Personal cancer story
Annette was diagnosed with a rare and aggressive ampullary cancer in her bile duct in July 2019, at the age of 58.
Less than a month later, she underwent an intensive 11-hour Whipple surgery, where parts of her stomach and pancreas were removed. Six to eight weeks later, she was onto her first round of chemotherapy, and was over halfway through her treatment when the COVID-19 pandemic hit Australia. She still had another four courses of treatment remaining.
“I remember my oncologist sitting me down, it was unprecedented circumstances, and there were risks to both continuing and not continuing treatment”.
“But if the cancer came back, there would always be that question of, ‘what if?’
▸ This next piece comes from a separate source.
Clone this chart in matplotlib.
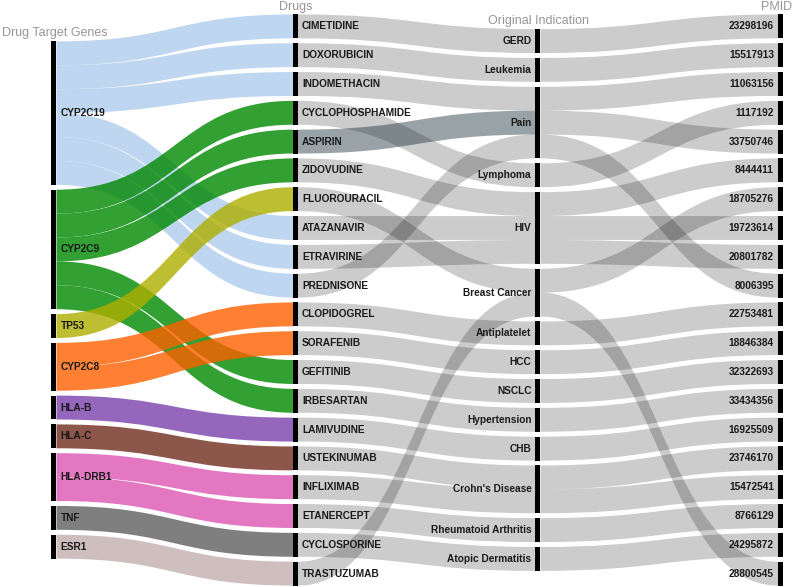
import numpy as np
import matplotlib.pyplot as plt
from matplotlib.colors import to_rgb
from matplotlib.path import Path
from matplotlib.patches import PathPatch, Rectangle

plt.rcParams['font.family'] = ['Liberation Sans', 'DejaVu Sans']

# data: one unit per link, nodes in top-to-bottom order

genes = ["CYP2C19", "CYP2C9", "TP53", "CYP2C8", "HLA-B", "HLA-C",
         "HLA-DRB1", "TNF", "ESR1"]
drugs = ["CIMETIDINE", "DOXORUBICIN", "INDOMETHACIN", "CYCLOPHOSPHAMIDE",
         "ASPIRIN", "ZIDOVUDINE", "FLUOROURACIL", "ATAZANAVIR", "ETRAVIRINE",
         "PREDNISONE", "CLOPIDOGREL", "SORAFENIB", "GEFITINIB", "IRBESARTAN",
         "LAMIVUDINE", "USTEKINUMAB", "INFLIXIMAB", "ETANERCEPT",
         "CYCLOSPORINE", "TRASTUZUMAB"]
indications = ["GERD", "Leukemia", "Pain", "Lymphoma", "HIV", "Breast Cancer",
               "Antiplatelet", "HCC", "NSCLC", "Hypertension", "CHB",
               "Crohn's Disease", "Rheumatoid Arthritis", "Atopic Dermatitis"]
pmids = ["23298196", "15517913", "11063156", "1117192", "33750746",
         "8444411", "18705276", "19723614", "20801782", "8006395",
         "22753481", "18846384", "32322693", "33434356", "16925509",
         "23746170", "15472541", "8766129", "24295872", "28800545"]

gene_drug = [
    ("CYP2C19", "CIMETIDINE"), ("CYP2C19", "DOXORUBICIN"),
    ("CYP2C19", "INDOMETHACIN"), ("CYP2C19", "ATAZANAVIR"),
    ("CYP2C19", "ETRAVIRINE"), ("CYP2C19", "PREDNISONE"),
    ("CYP2C9", "CYCLOPHOSPHAMIDE"), ("CYP2C9", "ASPIRIN"),
    ("CYP2C9", "ZIDOVUDINE"), ("CYP2C9", "GEFITINIB"),
    ("CYP2C9", "IRBESARTAN"),
    ("TP53", "FLUOROURACIL"),
    ("CYP2C8", "CLOPIDOGREL"), ("CYP2C8", "SORAFENIB"),
    ("HLA-B", "LAMIVUDINE"),
    ("HLA-C", "USTEKINUMAB"),
    ("HLA-DRB1", "INFLIXIMAB"), ("HLA-DRB1", "ETANERCEPT"),
    ("TNF", "CYCLOSPORINE"),
    ("ESR1", "TRASTUZUMAB"),
]
drug_indication = [
    ("CIMETIDINE", "GERD"), ("DOXORUBICIN", "Leukemia"),
    ("INDOMETHACIN", "Pain"), ("CYCLOPHOSPHAMIDE", "Lymphoma"),
    ("ASPIRIN", "Pain"), ("ZIDOVUDINE", "HIV"),
    ("FLUOROURACIL", "Breast Cancer"), ("ATAZANAVIR", "HIV"),
    ("ETRAVIRINE", "HIV"), ("PREDNISONE", "Pain"),
    ("CLOPIDOGREL", "Antiplatelet"), ("SORAFENIB", "HCC"),
    ("GEFITINIB", "NSCLC"), ("IRBESARTAN", "Hypertension"),
    ("LAMIVUDINE", "CHB"), ("USTEKINUMAB", "Crohn's Disease"),
    ("INFLIXIMAB", "Crohn's Disease"), ("ETANERCEPT", "Rheumatoid Arthritis"),
    ("CYCLOSPORINE", "Atopic Dermatitis"), ("TRASTUZUMAB", "Breast Cancer"),
]
indication_pmid = [
    ("GERD", "23298196"), ("Leukemia", "15517913"), ("Pain", "11063156"),
    ("Lymphoma", "1117192"), ("Pain", "33750746"), ("HIV", "8444411"),
    ("Breast Cancer", "18705276"), ("HIV", "19723614"), ("HIV", "20801782"),
    ("Pain", "8006395"), ("Antiplatelet", "22753481"), ("HCC", "18846384"),
    ("NSCLC", "32322693"), ("Hypertension", "33434356"),
    ("CHB", "16925509"), ("Crohn's Disease", "23746170"),
    ("Crohn's Disease", "15472541"), ("Rheumatoid Arthritis", "8766129"),
    ("Atopic Dermatitis", "24295872"), ("Breast Cancer", "28800545"),
]
headers = ["Drug Target Genes", "Drugs", "Original Indication", "PMID"]

# how each gene's links look over white
gene_colors = {"CYP2C19": "#bed6f0", "CYP2C9": "#2ca02c", "TP53": "#bebe23",
               "CYP2C8": "#ff7f0e", "HLA-B": "#9467bd", "HLA-C": "#8c564b",
               "HLA-DRB1": "#e377c2", "TNF": "#7f7f7f", "ESR1": "#d0bebe"}
GENE_ALPHA = 0.8
grey_link = (0, 0, 0, 0.2)
hover_link = (30/255, 50/255, 60/255, 0.45)

# layout (pixels)
W, H = 797, 587
UNIT = 23.9
PAD = 4.9
MID_Y = 300
NODE_W = 5
COL_X = [51.5, 293, 535.5, 778]
HEAD_XY = [(54.5, 33), (296, 7), (538.5, 21), (776.5, 7)]


def see_through(color, a):
    """base colour that shows as `color` on white at alpha a"""
    c = np.array(to_rgb(color))
    base = np.clip(1 - (1 - c) / a, 0, 1)
    return (*base, a)


def node_size(names, links_in, links_out):
    out = {}
    for n in names:
        a = sum(1 for s, t in links_in if t == n)
        b = sum(1 for s, t in links_out if s == n)
        out[n] = max(a, b)
    return out


def place(names, size):
    total = sum(size.values()) * UNIT + (len(names) - 1) * PAD
    y = MID_Y - total / 2
    pos = {}
    for n in names:
        h = size[n] * UNIT
        pos[n] = (y, y + h)
        y += h + PAD
    return pos


def mid(p):
    return (p[0] + p[1]) / 2


def draw_links(ax, links, src_pos, tgt_pos, x0, x1, colors):
    src_y, tgt_y = {}, {}
    for s in src_pos:
        outs = sorted([l for l in links if l[0] == s],
                      key=lambda l: mid(tgt_pos[l[1]]))
        y = src_pos[s][0]
        for l in outs:
            src_y[l] = y
            y += UNIT
    for t in tgt_pos:
        ins = sorted([l for l in links if l[1] == t],
                     key=lambda l: mid(src_pos[l[0]]))
        y = tgt_pos[t][0]
        for l in ins:
            tgt_y[l] = y
            y += UNIT
    xm = (x0 + x1) / 2
    for l, c in zip(links, colors):
        ys, yt = src_y[l], tgt_y[l]
        verts = [(x0, ys), (xm, ys), (xm, yt), (x1, yt),
                 (x1, yt + UNIT), (xm, yt + UNIT), (xm, ys + UNIT),
                 (x0, ys + UNIT), (x0, ys)]
        codes = [Path.MOVETO, Path.CURVE4, Path.CURVE4, Path.CURVE4,
                 Path.LINETO, Path.CURVE4, Path.CURVE4, Path.CURVE4,
                 Path.CLOSEPOLY]
        ax.add_patch(PathPatch(Path(verts, codes), facecolor=c,
                               edgecolor='none', lw=0, zorder=1))


# %%

cols = [genes, drugs, indications, pmids]
stages = [gene_drug, drug_indication, indication_pmid]
sizes = [node_size(genes, [], gene_drug),
         node_size(drugs, gene_drug, drug_indication),
         node_size(indications, drug_indication, indication_pmid),
         node_size(pmids, indication_pmid, [])]
positions = [place(c, s) for c, s in zip(cols, sizes)]

fig = plt.figure(figsize=(W / 100, H / 100), dpi=100)
ax = fig.add_axes([0, 0, 1, 1])
ax.set_xlim(0, W)
ax.set_ylim(H, 0)
ax.axis('off')

link_colors = [
    [see_through(gene_colors[g], GENE_ALPHA) for g, d in gene_drug],
    [hover_link if d == "ASPIRIN" else grey_link for d, i in drug_indication],
    [grey_link for _ in indication_pmid],
]

for k in range(3):
    draw_links(ax, stages[k], positions[k], positions[k + 1],
               COL_X[k] + NODE_W, COL_X[k + 1], link_colors[k])

for k, (names, pos) in enumerate(zip(cols, positions)):
    for n in names:
        y0, y1 = pos[n]
        ax.add_patch(Rectangle((COL_X[k], y0), NODE_W, y1 - y0,
                               facecolor='black', edgecolor='none', zorder=3))
        if k < 2:
            ax.text(COL_X[k] + NODE_W + 4, mid(pos[n]), n, ha='left',
                    va='center', fontsize=7.3, fontweight='bold',
                    color='#1a1a1a', zorder=4)
        else:
            ax.text(COL_X[k] - 4, mid(pos[n]), n, ha='right',
                    va='center', fontsize=7.3, fontweight='bold',
                    color='#1a1a1a', zorder=4)

for text, (x, y) in zip(headers, HEAD_XY):
    ax.text(x, y, text, ha='center', va='center', fontsize=9,
            color='#969696', zorder=4)

fig.savefig("out.png", dpi=100)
“I had a week to consider whether I wanted to continue treatment, and in the end, I decided that if I’d come that far then I would go through with the remaining four treatments”.
With Annette’s family being located interstate, and the indefinite period of lockdown, isolation proved to be challenging.
“I live with my partner Eddie, and his two teenage children 3-4 nights a week. We had only moved in together about eight months prior to my diagnosis, and it has been a lot of pressure on the family and our relationship”.
Annette experienced random acts of kindness during the COVID-19 pandemic, which although small, made a big difference.
“It’s those little things, the everyday tasks. As a cancer patient, everybody’s journey is different and in so much of your life, you lose control because it often just becomes about how you feel on any given day”.
“I had people insist that I take their place in the queue, help me to get items down from the shelves and help me to pack my bags so it wasn’t too heavy”.
Being appreciative of the support received, Annette would also love to see it extended to carers.
“People always consider the cancer patient, but often forget the carer. I feel if more people had made contact with Eddie to just check in and say, “Hey mate, do you want to catch up and go for a walk?” it would have helped to relieve some of that stress for him”.
With the COVID-19 situation stabilising in QLD, Annette is looking forward to seeing her family, but is concerned that people will start feeling complacent, and worries about the second wave.
“I think the COVID-19 experience has brought home to people the importance of helping others. I just hope people remember this as they resume their normal routines”.